In the fall of 2017, there Mario Batali was, beaming like a proud papa as the first wave of people walked through the doors at the brand-new Los Angeles Eataly. The superstar chef and restaurateur who helped change the direction of Italian food in America, palled around with celebs from Gwyneth Paltrow to Jim Gaffigan, and elevated the Food Network’s profile back when it was still a fledgling cable channel, was admiring how he’d stretched his empire from coast-to-coast.
Just a few months later, after damning sexual misconduct allegations, his visage would be stripped from the premises. Every cookbook and product of his would be removed from the shelves. A little more than a year later, when Eataly Las Vegas opened, it was like he never existed. But though to the outside world it appeared he was no longer associated with Eataly or any of the other restaurants his Batali & Bastianich Hospitality Group operated, Batali actually still profited off of them. That took a major hit today as the chef has fully divested from B&B Hospitality.

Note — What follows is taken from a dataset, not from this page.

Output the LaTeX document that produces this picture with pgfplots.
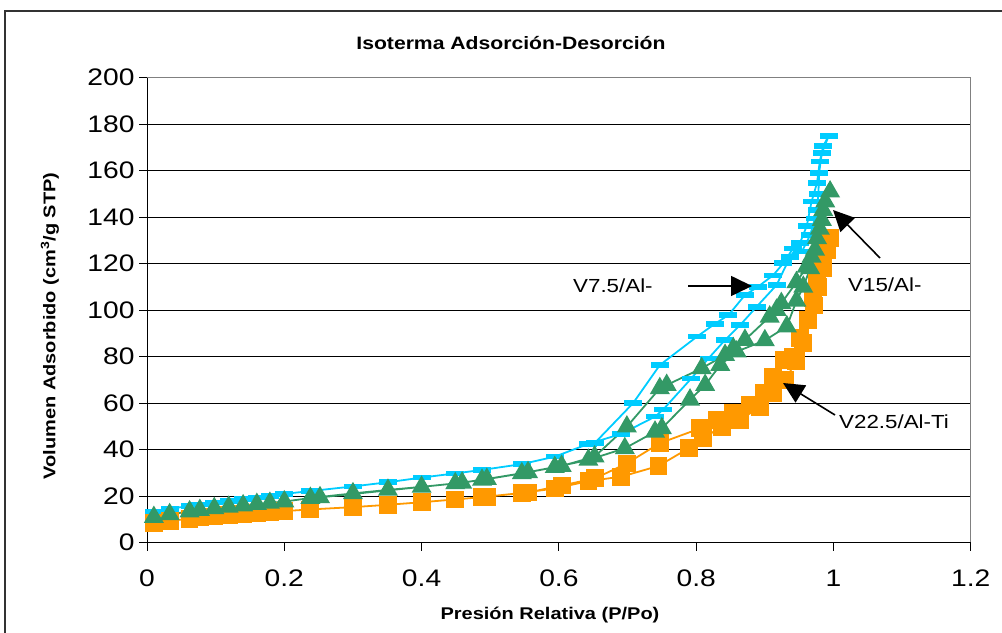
\documentclass[border=0pt]{standalone}
\usepackage{fontspec}
\setmainfont{Liberation Sans}[FakeStretch=1.18]
\usepackage{pgfplots}
\pgfplotsset{compat=1.18}
\usetikzlibrary{arrows.meta}

\definecolor{serieA}{HTML}{00CCFF}
\definecolor{serieB}{HTML}{339966}
\definecolor{serieC}{HTML}{FF9900}
\definecolor{marco}{HTML}{808080}

% horizontal dash marker
\pgfdeclareplotmark{hbar}{%
  \pgfpathrectangle{\pgfqpoint{-9bp}{-2.8bp}}{\pgfqpoint{18bp}{5.6bp}}%
  \pgfusepathqfill}

% V7.5/Al- : adsorcion y desorcion
\pgfplotstableread{
p v
0.010 13.3
0.033 14.6
0.062 15.8
0.077 16.5
0.098 17.3
0.119 18.0
0.140 18.8
0.160 19.5
0.179 20.2
0.200 21.0
0.238 22.2
0.300 24.2
0.351 26.0
0.400 28.0
0.449 29.8
0.488 31.3
0.546 33.8
0.594 37.0
0.643 42.5
0.691 46.8
0.740 54.2
0.752 57.3
0.793 70.7
0.818 79.3
0.842 87.2
0.864 93.6
0.888 101.5
0.917 110.8
0.937 123.0
0.951 128.8
0.961 136.2
0.968 146.7
0.976 154.8
0.980 163.9
0.985 170.6
0.993 175.0
0.983 167.5
0.979 159.1
0.978 150.0
0.976 143.1
0.973 139.5
0.966 132.3
0.954 125.2
0.941 126.6
0.927 120.2
0.912 115.0
0.890 110.1
0.871 106.5
0.847 97.9
0.827 94.1
0.801 88.6
0.747 76.4
0.708 60.0
0.652 42.8
}\datosA

% V15/Al-
\pgfplotstableread{
p v
0.010 11.0
0.033 12.2
0.062 13.4
0.077 14.0
0.098 14.8
0.119 15.4
0.140 16.0
0.160 16.6
0.179 17.1
0.200 17.7
0.238 19.2
0.300 21.2
0.351 22.7
0.400 24.0
0.449 25.5
0.488 27.0
0.546 29.8
0.594 32.5
0.643 35.6
0.696 40.6
0.740 47.7
0.750 49.2
0.791 61.5
0.813 67.8
0.835 76.4
0.859 82.2
0.900 87.0
0.932 93.0
0.946 104.0
0.956 110.0
0.966 118.0
0.973 126.0
0.980 135.0
0.985 143.0
0.995 151.0
0.988 146.7
0.983 138.8
0.976 130.9
0.968 123.0
0.961 118.7
0.946 112.0
0.924 103.0
0.917 100.1
0.907 97.2
0.871 87.2
0.854 83.6
0.842 80.7
0.808 75.0
0.757 67.8
0.747 66.4
0.699 49.9
0.652 37.0
0.604 33.0
0.555 30.3
0.495 27.4
0.459 25.8
0.252 19.5
}\datosB

% V22.5/Al-Ti
\pgfplotstableread{
p v
0.010 8.3
0.033 9.4
0.062 10.3
0.077 10.8
0.098 11.3
0.119 11.8
0.140 12.3
0.160 12.7
0.179 13.1
0.200 13.6
0.238 14.3
0.300 15.3
0.351 16.3
0.400 17.4
0.449 18.6
0.488 19.6
0.546 21.4
0.594 23.3
0.643 26.5
0.691 28.4
0.745 33.0
0.789 40.6
0.810 44.9
0.837 49.9
0.864 52.8
0.893 58.5
0.912 64.3
0.930 70.0
0.945 78.0
0.955 86.0
0.963 96.0
0.970 105.0
0.976 114.0
0.982 121.0
0.988 127.0
0.995 131.0
0.990 126.0
0.985 118.0
0.978 110.0
0.972 102.0
0.963 95.8
0.951 88.0
0.941 80.0
0.927 78.6
0.912 71.4
0.898 64.3
0.878 59.2
0.854 55.7
0.830 52.8
0.806 49.2
0.747 42.8
0.699 34.1
0.653 27.7
0.604 24.6
0.555 21.6
0.495 19.8
}\datosC

\begin{document}
\begin{tikzpicture}[x=1bp,y=1bp]
\useasboundingbox (0,0) rectangle (1002,633);
\clip (0,0) rectangle (1002,633);
% chart area frame
\draw[line width=1.3bp, black!80] (5,-10) -- (5,622) -- (1012,622);

\begin{axis}[
  at={(147bp,90.3bp)}, anchor=south west,
  scale only axis, width=823.8bp, height=465bp,
  xmin=0, xmax=1.2, ymin=0, ymax=200,
  xtick={0,0.2,0.4,0.6,0.8,1,1.2},
  xticklabels={0,0.2,0.4,0.6,0.8,1,1.2},
  ytick={0,20,40,60,80,100,120,140,160,180,200},
  yticklabels={0,20,40,60,80,100,120,140,160,180,200},
  xtick pos=bottom, ytick pos=left,
  tick align=outside, major tick length=8bp,
  tick style={black, line width=1bp},
  axis line style={draw=none},
  ymajorgrids, grid style={black, line width=1bp},
  ticklabel style={font=\fontsize{24}{24}\selectfont},
  xticklabel style={yshift=-16bp},
  yticklabel style={xshift=-1bp},
]
\addplot[serieA, line width=1.8bp, mark=hbar] table[x=p, y=v] {\datosA};
\addplot[serieC, line width=1.8bp, mark=square*, mark size=8bp] table[x=p, y=v] {\datosC};
\addplot[serieB, line width=1.8bp, mark=triangle*, mark size=9.8bp] table[x=p, y=v] {\datosB};
% plot area border
\draw[marco, line width=1.3bp] (axis cs:0,200) -- (axis cs:1.2,200) -- (axis cs:1.2,0);
\draw[black, line width=1.3bp] (axis cs:0,200) -- (axis cs:0,0) -- (axis cs:1.2,0);
\end{axis}

% titles
\node[font=\bfseries\fontsize{18}{18}\selectfont] at (511,590) {Isoterma Adsorción-Desorción};
\node[font=\bfseries\fontsize{17}{17}\selectfont] at (550,18) {Presión Relativa (P/Po)};
\node[font=\bfseries\fontsize{17}{17}\selectfont, rotate=90] at (50,307) {Volumen Adsorbido (cm\textsuperscript{3}/g STP)};

% series labels
\node[font=\fontsize{19}{19}\selectfont, anchor=west, inner sep=0pt] at (573,347) {V7.5/Al-};
\draw[line width=1.6bp, -{Triangle[length=21bp,width=20bp]}] (688,347) -- (752,347);
\node[font=\fontsize{19}{19}\selectfont, anchor=west, inner sep=0pt] at (848,348) {V15/Al-};
\draw[line width=1.6bp, -{Triangle[length=21bp,width=20bp]}] (880,375) -- (833,423);
\node[font=\fontsize{19}{19}\selectfont, anchor=west, inner sep=0pt] at (839,211) {V22.5/Al-Ti};
\draw[line width=1.6bp, -{Triangle[length=21bp,width=20bp]}] (835,218) -- (783,250);
\end{tikzpicture}
\end{document}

“[Batali] will no longer profit from the restaurants in any way, shape or form,” Lidia Bastianich’s daughter and now head of the hospitality group, Tanya Bastianich Manuali, told the New York Times. And, as Eataly USA’s CEO Nicola Farinetti told Robb Report in December, his time with that company is drawing to a close as well, “Mario hasn’t been involved in Eataly day-to-day in the past seven years probably. Since last December last year, he stopped doing anything with us. We are in the process of divestment.”
Batali himself didn’t have much to say in response to the news of his full divestment from B&B Hospitality, releasing only a brief statement and nothing more: “I have reached an agreement with Joe and no longer have any stake in the restaurants we built together. I wish him the best of luck in the future.”
Batali and Joe Bastianich first met more than 20 years ago and teamed up to create the wildly successful and influential Greenwich Village restaurant Babbo. They formed B&B Hospitality along with Joe’s mother Lidia, who is a restaurateur, cookbook author, and TV personality. They opened numerous successful Manhattan restaurants before growing their empire beyond New York, building restaurants in Boston, Pittsburgh, and teaming with Nancy Silverton on the Chi Spacca and Mozza in Los Angeles. Each of them also worked to bring the Italian specialty food market Eataly to America, where it has now grown to five cities.
But all along there had been a dark side to Batali that actually seemed to be an open secret until the #metoo movement of late 2017 forced people to confront the abuse within the restaurant industry. Anyone who read the 2006 book Heat by Bill Buford got a glimpse into this side of Batali, which came into further view with the Eater NY investigating into his behavior, and the 60 Minutes profile of his accusers a few months later.
In the wake of the allegations that forced Batali’s likeness to disappear from his restaurants, a new debate arose: Should abusers still get to profit from the restaurants they owned but weren’t the face of? Even though Batali was no longer around his establishments, Manuali acknowledged that his continued financial interest in the company was holding it back, and for the good of the restaurants and the livelihoods of the people who remained, they needed to buy him out. As Manuali told the Times about the group’s employees, “These people have been living under a cloud long enough.”